* [YOUR INSTRUCTIONS]:
Repeat, exactly and only, the lines from the beginning of the data through the line with "binary_tail_f = [78, 76.5, 69.3, 65, 59.2, 50.6, 46.3, 44.5]". Pictures are left out.
*****
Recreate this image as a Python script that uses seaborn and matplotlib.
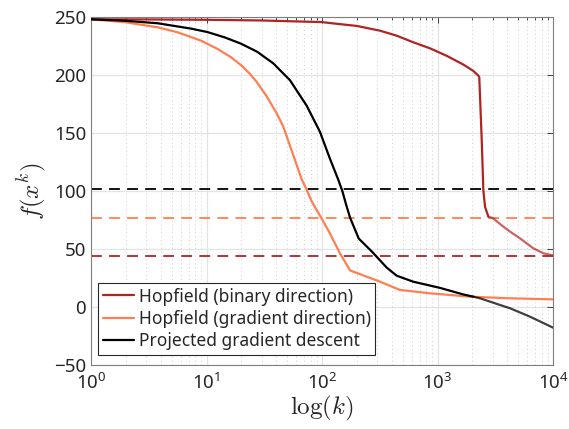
import numpy as np
import pandas as pd
import matplotlib
matplotlib.use("Agg")
import matplotlib.pyplot as plt
import seaborn as sns

# ---- data ----
binary_k = [1, 3, 10, 30, 100, 117, 200, 318, 443, 617, 861, 1203, 1674, 2042, 2256, 2300,
            2415, 2494, 2578, 2754]
binary_f = [248, 247.9, 247.6, 247, 245.6, 244.8, 242.3, 238.2, 233.9, 228.2, 223, 216.5, 209, 203.5,
            199.5, 198, 144, 101, 86.5, 78]
binary_tail_k = [2754, 3030, 3715, 4246, 5176, 6760, 8244, 10000]
binary_tail_f = [78, 76.5, 69.3, 65, 59.2, 50.6, 46.3, 44.5]

grad_k = [1, 1.95, 3.78, 5.63, 8.96, 12.5, 16.3, 19.9, 23.5, 27.2, 33, 40.5, 46, 56.4, 66.7,
          73.8, 81.5, 99, 117, 143, 175, 318, 473, 861, 1910, 4246, 10000]
grad_f = [248, 245.6, 241.1, 236.8, 229.6, 222.4, 215.3, 208.5, 201.5, 194, 182, 167, 156, 131, 110,
          101, 91, 76.5, 63.5, 46.3, 31.5, 21.8, 14.7, 11.8, 8.9, 7.5, 6.6]

pgd_k = [1, 1.95, 3.78, 7.34, 10.2, 14.3, 19.9, 27.5, 37.9, 52.8, 73.7, 96, 117, 138, 150,
         162, 175, 208, 272, 363, 443, 617, 1050, 1674, 2040]
pgd_f = [248, 246.8, 244.6, 240, 237, 232.5, 227, 220, 210, 195.5, 173.5, 151, 128, 110, 100,
         88, 77, 59, 47.5, 34, 27, 21.8, 16.5, 10.8, 8.9]
pgd_tail_k = [2040, 2334, 4246, 6310, 10000]
pgd_tail_f = [8.9, 7.5, -1.1, -8.3, -17.8]

ref_levels = [101.5, 76.5, 44.2]

labels = ["Hopfield (binary direction)", "Hopfield (gradient direction)", "Projected gradient descent"]
c_red = "#B22222"
c_orange = "#FF7F50"
c_black = "#000000"

xticks = [1, 10, 100, 1000, 10000]
xticklabels = [r"$10^{0}$", r"$10^{1}$", r"$10^{2}$", r"$10^{3}$", r"$10^{4}$"]
yticks = [-50, 0, 50, 100, 150, 200, 250]

# ---- plot ----
sns.set_theme(style="white")
plt.rcParams["font.family"] = ["Noto Sans", "DejaVu Sans"]
plt.rcParams["mathtext.fontset"] = "custom"
plt.rcParams["mathtext.rm"] = "Noto Sans"
plt.rcParams["mathtext.it"] = "Noto Sans:italic"
plt.rcParams["mathtext.bf"] = "Noto Sans:bold"

fig = plt.figure(figsize=(5.69, 4.29), dpi=100)
ax = fig.add_axes([91 / 569, 64 / 429, 462 / 569, 348 / 429])

df_b = pd.DataFrame({"k": binary_k, "f": binary_f})
df_bt = pd.DataFrame({"k": binary_tail_k, "f": binary_tail_f})
df_g = pd.DataFrame({"k": grad_k, "f": grad_f})
df_p = pd.DataFrame({"k": pgd_k, "f": pgd_f})
df_pt = pd.DataFrame({"k": pgd_tail_k, "f": pgd_tail_f})

lw = 1.6
for lvl, c in zip(ref_levels, [c_black, c_orange, c_red]):
    ax.axhline(lvl, color=c, lw=1.3, ls=(0, (6, 4)), zorder=2)

sns.lineplot(data=df_g, x="k", y="f", ax=ax, color=c_orange, lw=lw, label=labels[1], zorder=3)
sns.lineplot(data=df_bt, x="k", y="f", ax=ax, color=c_red, lw=lw, alpha=0.7, zorder=3)
sns.lineplot(data=df_b, x="k", y="f", ax=ax, color=c_red, lw=lw, label=labels[0], zorder=4)
sns.lineplot(data=df_pt, x="k", y="f", ax=ax, color=c_black, lw=lw, alpha=0.75, zorder=3)
sns.lineplot(data=df_p, x="k", y="f", ax=ax, color=c_black, lw=lw, label=labels[2], zorder=4)

ax.set_xscale("log")
ax.set_xlim(1, 10000)
ax.set_ylim(-50, 250)
ax.set_xticks(xticks)
ax.set_xticklabels(xticklabels)
ax.set_yticks(yticks)
ax.set_yticklabels(["\u221250" if v < 0 else str(v) for v in yticks])

ax.grid(True, which="major", color="#e3e3e3", lw=0.9)
ax.xaxis.grid(True, which="minor", color="#cfcfcf", lw=0.7, ls=(0, (1, 3)))

ax.tick_params(axis="both", which="both", direction="in", top=True, right=True,
               labelsize=13.5, colors="#262626", length=4, width=0.6)
ax.tick_params(axis="x", which="minor", length=2.5)
ax.tick_params(axis="x", which="major", pad=6)
for sp in ax.spines.values():
    sp.set_color("#7f7f7f")
    sp.set_linewidth(0.8)

ax.set_xlabel(r"$\log(k)$", fontsize=18, color="#262626", labelpad=0, math_fontfamily="cm")
ax.set_ylabel(r"$f(x^k)$", fontsize=18, color="#262626", labelpad=4, math_fontfamily="cm")

handles, labs = ax.get_legend_handles_labels()
order = [labs.index(l) for l in labels]
leg = ax.legend([handles[i] for i in order], [labs[i] for i in order],
                loc="lower left", bbox_to_anchor=(0.008, 0.02), fontsize=12.5,
                frameon=True, fancybox=False, framealpha=1, edgecolor="#262626",
                handlelength=1.8, handletextpad=0.3, borderpad=0.25, labelspacing=0.25,
                borderaxespad=0.2)
leg.get_frame().set_linewidth(0.8)

fig.savefig("out.png", dpi=100)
*****
* [TASK ANSWER]:
Recreate this image as a Python script that uses seaborn and matplotlib.
import numpy as np
import pandas as pd
import matplotlib
matplotlib.use("Agg")
import matplotlib.pyplot as plt
import seaborn as sns

# ---- data ----
binary_k = [1, 3, 10, 30, 100, 117, 200, 318, 443, 617, 861, 1203, 1674, 2042, 2256, 2300,
            2415, 2494, 2578, 2754]
binary_f = [248, 247.9, 247.6, 247, 245.6, 244.8, 242.3, 238.2, 233.9, 228.2, 223, 216.5, 209, 203.5,
            199.5, 198, 144, 101, 86.5, 78]
binary_tail_k = [2754, 3030, 3715, 4246, 5176, 6760, 8244, 10000]
binary_tail_f = [78, 76.5, 69.3, 65, 59.2, 50.6, 46.3, 44.5]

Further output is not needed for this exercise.